=== AVAILABLE RECORDS ===
------------

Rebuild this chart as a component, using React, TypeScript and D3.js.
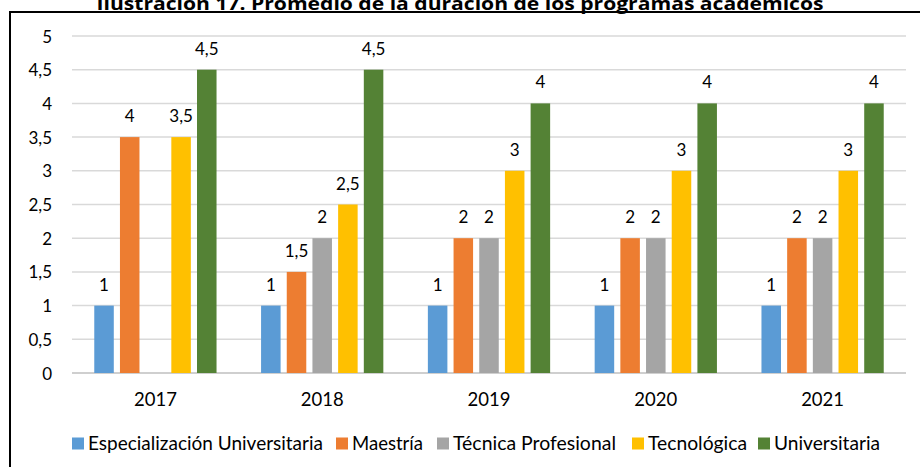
import React from "react";
import * as d3 from "d3";

const years = ["2017", "2018", "2019", "2020", "2021"];
const seriesNames = ["Especialización Universitaria", "Maestría", "Técnica Profesional", "Tecnológica", "Universitaria"];
const seriesColors = ["#5B9BD5", "#ED7D31", "#A5A5A5", "#FFC000", "#548235"];
const especializacion: (number | null)[] = [1, 1, 1, 1, 1];
const maestria: (number | null)[] = [3.5, 1.5, 2, 2, 2];
const tecnica: (number | null)[] = [null, 2, 2, 2, 2];
const tecnologica: (number | null)[] = [3.5, 2.5, 3, 3, 3];
const universitaria: (number | null)[] = [4.5, 4.5, 4, 4, 4];
const seriesValues = [especializacion, maestria, tecnica, tecnologica, universitaria];
// data labels as printed in the chart (the 2017 Maestría label reads "4")
const maestriaLabels = ["4", "1,5", "2", "2", "2"];
const yTicks = [0, 0.5, 1, 1.5, 2, 2.5, 3, 3.5, 4, 4.5, 5];
const title = "Ilustración 17. Promedio de la duración de los programas académicos";

const W = 920;
const H = 467;
const left = 72;
const right = 906;
const top = 36;
const bottom = 373;
const font = "Lato, 'Open Sans', sans-serif";

const fmt = (v: number) => String(v).replace(".", ",");

// legend layout (positions of swatches and text widths)
const legendSwatchX = [72, 336, 437, 632, 758];
const legendTextW = [235, 71, 163, 99, 106];

export default function App() {
  const y = d3.scaleLinear().domain([0, 5]).range([bottom, top]);
  const x0 = d3.scaleBand<string>().domain(years).range([left, right]).paddingInner(0.267).paddingOuter(0.1335);
  const x1 = d3
    .scaleBand<string>()
    .domain(seriesNames)
    .range([0, x0.bandwidth()])
    .paddingInner(0.24)
    .paddingOuter(0);

  return (
    <svg width={W} height={H} style={{ position: "absolute", left: 0, top: 0, background: "#fff" }}>
      <rect x={0} y={0} width={W} height={H} fill="#fff" />
      <text
        x={W / 2}
        y={9.5}
        textAnchor="middle"
        fontFamily="'Open Sans', sans-serif"
        fontWeight="bold"
        fontSize={18}
        textLength={727}
        lengthAdjust="spacingAndGlyphs"
        fill="#000"
      >
        {title}
      </text>
      <rect x={10} y={12} width={W + 20} height={H + 20} fill="none" stroke="#000" strokeWidth={2} />
      {yTicks.map((t) => (
        <g key={t}>
          <line x1={left} x2={right} y1={y(t)} y2={y(t)} stroke={t === 0 ? "#BFBFBF" : "#D9D9D9"} strokeWidth={1.5} />
          <text x={52} y={y(t) + 6.5} textAnchor="end" fontFamily={font} fontSize={17} fill="#000">
            {fmt(t)}
          </text>
        </g>
      ))}
      {years.map((yr, i) => (
        <g key={yr}>
          {seriesNames.map((s, si) => {
            const v = seriesValues[si][i];
            if (v === null) return null;
            const bx = (x0(yr) as number) + (x1(s) as number);
            const label = si === 1 ? maestriaLabels[i] : fmt(v);
            return (
              <g key={s}>
                <rect x={bx} y={y(v)} width={x1.bandwidth()} height={y(0) - y(v)} fill={seriesColors[si]} />
                <text
                  x={bx + x1.bandwidth() / 2}
                  y={y(v) - 15}
                  textAnchor="middle"
                  fontFamily={font}
                  fontSize={17}
                  fill="#000"
                >
                  {label}
                </text>
              </g>
            );
          })}
          <text
            x={(x0(yr) as number) + x0.bandwidth() / 2}
            y={406}
            textAnchor="middle"
            fontFamily={font}
            fontSize={18.5}
            fill="#000"
          >
            {yr}
          </text>
        </g>
      ))}
      {seriesNames.map((s, si) => (
        <g key={s}>
          <rect x={legendSwatchX[si]} y={437.5} width={12} height={12} fill={seriesColors[si]} />
          <text
            x={legendSwatchX[si] + 16}
            y={450}
            fontFamily={font}
            fontSize={20}
            textLength={legendTextW[si]}
            lengthAdjust="spacingAndGlyphs"
            fill="#000"
          >
            {s}
          </text>
        </g>
      ))}
    </svg>
  );
}
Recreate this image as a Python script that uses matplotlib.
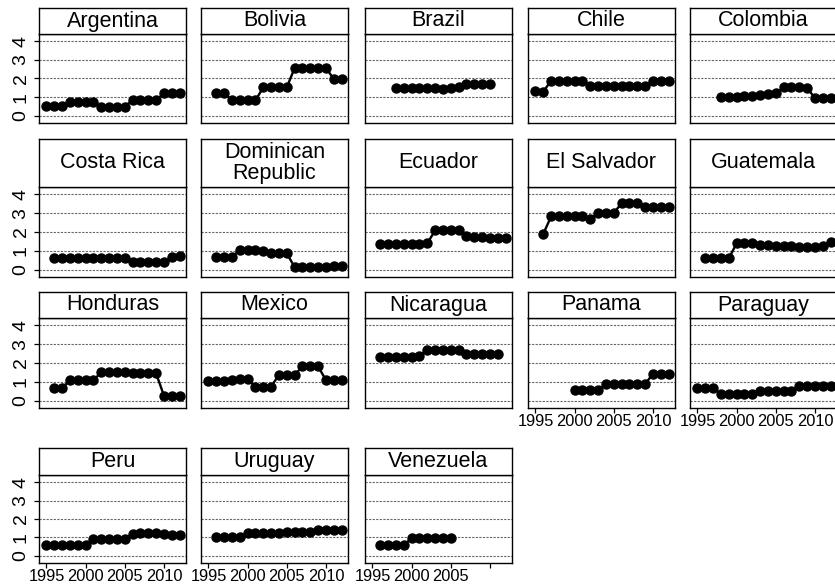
import matplotlib
matplotlib.use("Agg")
import matplotlib.pyplot as plt

plt.rcParams['font.family'] = ['Liberation Sans', 'DejaVu Sans']

countries = ["Argentina", "Bolivia", "Brazil", "Chile", "Colombia",
             "Costa Rica", "Dominican\nRepublic", "Ecuador", "El Salvador", "Guatemala",
             "Honduras", "Mexico", "Nicaragua", "Panama", "Paraguay",
             "Peru", "Uruguay", "Venezuela"]

start_years = [1995, 1996, 1998, 1995, 1998,
               1996, 1996, 1996, 1996, 1996,
               1996, 1995, 1996, 2000, 1995,
               1995, 1996, 1996]

argentina = [0.55, 0.55, 0.55, 0.72, 0.72, 0.72, 0.72, 0.5, 0.5, 0.5, 0.5, 0.85, 0.85, 0.85, 0.85, 1.2, 1.2, 1.2]
bolivia = [1.22, 1.22, 0.83, 0.83, 0.83, 0.83, 1.52, 1.52, 1.52, 1.52, 2.56, 2.56, 2.56, 2.56, 2.56, 1.98, 1.98]
brazil = [1.5, 1.5, 1.48, 1.48, 1.47, 1.47, 1.46, 1.48, 1.52, 1.68, 1.68, 1.68, 1.68]
chile = [1.35, 1.3, 1.88, 1.88, 1.88, 1.88, 1.88, 1.62, 1.62, 1.6, 1.6, 1.6, 1.6, 1.6, 1.62, 1.85, 1.85, 1.85]
colombia = [1.0, 1.0, 1.0, 1.05, 1.08, 1.12, 1.15, 1.2, 1.52, 1.52, 1.52, 1.5, 0.95, 0.95, 0.95]
costa_rica = [0.62, 0.62, 0.62, 0.62, 0.62, 0.62, 0.62, 0.62, 0.62, 0.62, 0.4, 0.4, 0.4, 0.4, 0.4, 0.7, 0.72]
dominican_rep = [0.68, 0.68, 0.68, 1.05, 1.05, 1.05, 1.0, 0.87, 0.87, 0.87, 0.15, 0.15, 0.15, 0.15, 0.15, 0.18, 0.2]
ecuador = [1.38, 1.38, 1.38, 1.38, 1.38, 1.38, 1.4, 2.08, 2.08, 2.08, 2.08, 1.78, 1.75, 1.72, 1.7, 1.7, 1.7]
el_salvador = [1.9, 2.82, 2.82, 2.82, 2.82, 2.82, 2.68, 3.0, 3.0, 3.0, 3.52, 3.52, 3.52, 3.32, 3.3, 3.3, 3.3]
guatemala = [0.6, 0.6, 0.6, 0.6, 1.4, 1.4, 1.4, 1.3, 1.3, 1.28, 1.25, 1.25, 1.22, 1.2, 1.2, 1.25, 1.45]
honduras = [0.68, 0.68, 1.08, 1.08, 1.08, 1.08, 1.52, 1.52, 1.5, 1.5, 1.45, 1.45, 1.45, 1.45, 0.28, 0.28, 0.28]
mexico = [1.07, 1.07, 1.07, 1.12, 1.15, 1.15, 0.75, 0.75, 0.75, 1.37, 1.37, 1.37, 1.82, 1.82, 1.82, 1.1, 1.1, 1.1]
nicaragua = [2.32, 2.32, 2.32, 2.32, 2.32, 2.35, 2.7, 2.7, 2.7, 2.7, 2.7, 2.48, 2.48, 2.48, 2.48, 2.48]
panama = [0.57, 0.57, 0.57, 0.57, 0.88, 0.88, 0.88, 0.88, 0.88, 0.88, 1.43, 1.43, 1.43]
paraguay = [0.7, 0.7, 0.7, 0.34, 0.34, 0.34, 0.34, 0.34, 0.52, 0.52, 0.52, 0.52, 0.52, 0.8, 0.8, 0.8, 0.8, 0.8]
peru = [0.57, 0.57, 0.57, 0.57, 0.57, 0.57, 0.93, 0.93, 0.93, 0.93, 0.93, 1.2, 1.22, 1.22, 1.22, 1.2, 1.15, 1.15]
uruguay = [1.02, 1.0, 1.0, 1.02, 1.25, 1.25, 1.25, 1.25, 1.25, 1.32, 1.32, 1.32, 1.32, 1.42, 1.42, 1.42, 1.42]
venezuela = [0.57, 0.57, 0.57, 0.57, 0.98, 0.98, 0.98, 0.98, 0.98, 0.98]

series = [argentina, bolivia, brazil, chile, colombia,
          costa_rica, dominican_rep, ecuador, el_salvador, guatemala,
          honduras, mexico, nicaragua, panama, paraguay,
          peru, uruguay, venezuela]

x_ticks = [1995, 2000, 2005, 2010]
x_ticklabels = ["1995", "2000", "2005", "2010"]
y_ticks = [0, 1, 2, 3, 4]
y_ticklabels = ["0", "1", "2", "3", "4"]

W, H = 835, 586
fig = plt.figure(figsize=(W / 100, H / 100), dpi=100)

col_left = [39, 201, 365, 528, 690]
col_w = 147
# (title top, plot top, plot bottom) in pixels
rows = [(8, 34, 123), (139, 187, 277), (292, 318, 408), (448, 475, 563)]

bottom_panels = {13, 14, 15, 16, 17}

for i, (name, y0, vals) in enumerate(zip(countries, start_years, series)):
    r, c = divmod(i, 5)
    tt, pt, pb = rows[r]
    x = col_left[c]
    ax = fig.add_axes([x / W, 1 - pb / H, col_w / W, (pb - pt) / H])
    years = list(range(y0, y0 + len(vals)))
    ax.set_xlim(1994.05, 2012.82)
    ax.set_ylim(-0.38, 4.38)
    for yv in y_ticks:
        ax.axhline(yv, color='0.4', lw=0.8, ls=(0, (2.0, 1.2)), zorder=1)
    ax.plot(years, vals, color='black', lw=1.7, marker='o', ms=6.5,
            mfc='black', mec='black', zorder=3)
    for s in ax.spines.values():
        s.set_linewidth(1.0)
        s.set_color('black')
    ax.set_xticks(x_ticks)
    ax.set_yticks(y_ticks)
    if i in bottom_panels:
        labs = list(x_ticklabels)
        if name == "Venezuela":
            labs[-1] = ""
        ax.set_xticklabels(labs, fontsize=11.8)
        ax.tick_params(axis='x', length=3.5, width=0.9, pad=1.0, direction='out')
    else:
        ax.tick_params(axis='x', length=0, labelbottom=False)
    if c == 0:
        ax.set_yticklabels(y_ticklabels, fontsize=14, rotation=90, va='center')
        ax.tick_params(axis='y', length=3.8, width=0.9, pad=3.0, direction='out')
    else:
        ax.tick_params(axis='y', length=0, labelleft=False)

    tax = fig.add_axes([x / W, 1 - pt / H, col_w / W, (pt - tt) / H])
    tax.set_xticks([])
    tax.set_yticks([])
    tax.set_facecolor('white')
    for s in tax.spines.values():
        s.set_linewidth(1.0)
        s.set_color('black')
    tax.text(0.5, 0.5, name, ha='center', va='center', fontsize=15.5,
             linespacing=1.0, transform=tax.transAxes)

fig.savefig("out.png", dpi=100)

------------

=== EXERCISE AIM ===
Restate the material word for word from its first line through the line containing "import * as", both included; the pictures do not belong in it.

=== WRITTEN ANSWER ===
Rebuild this chart as a component, using React, TypeScript and D3.js.
import React from "react";
import * as d3 from "d3";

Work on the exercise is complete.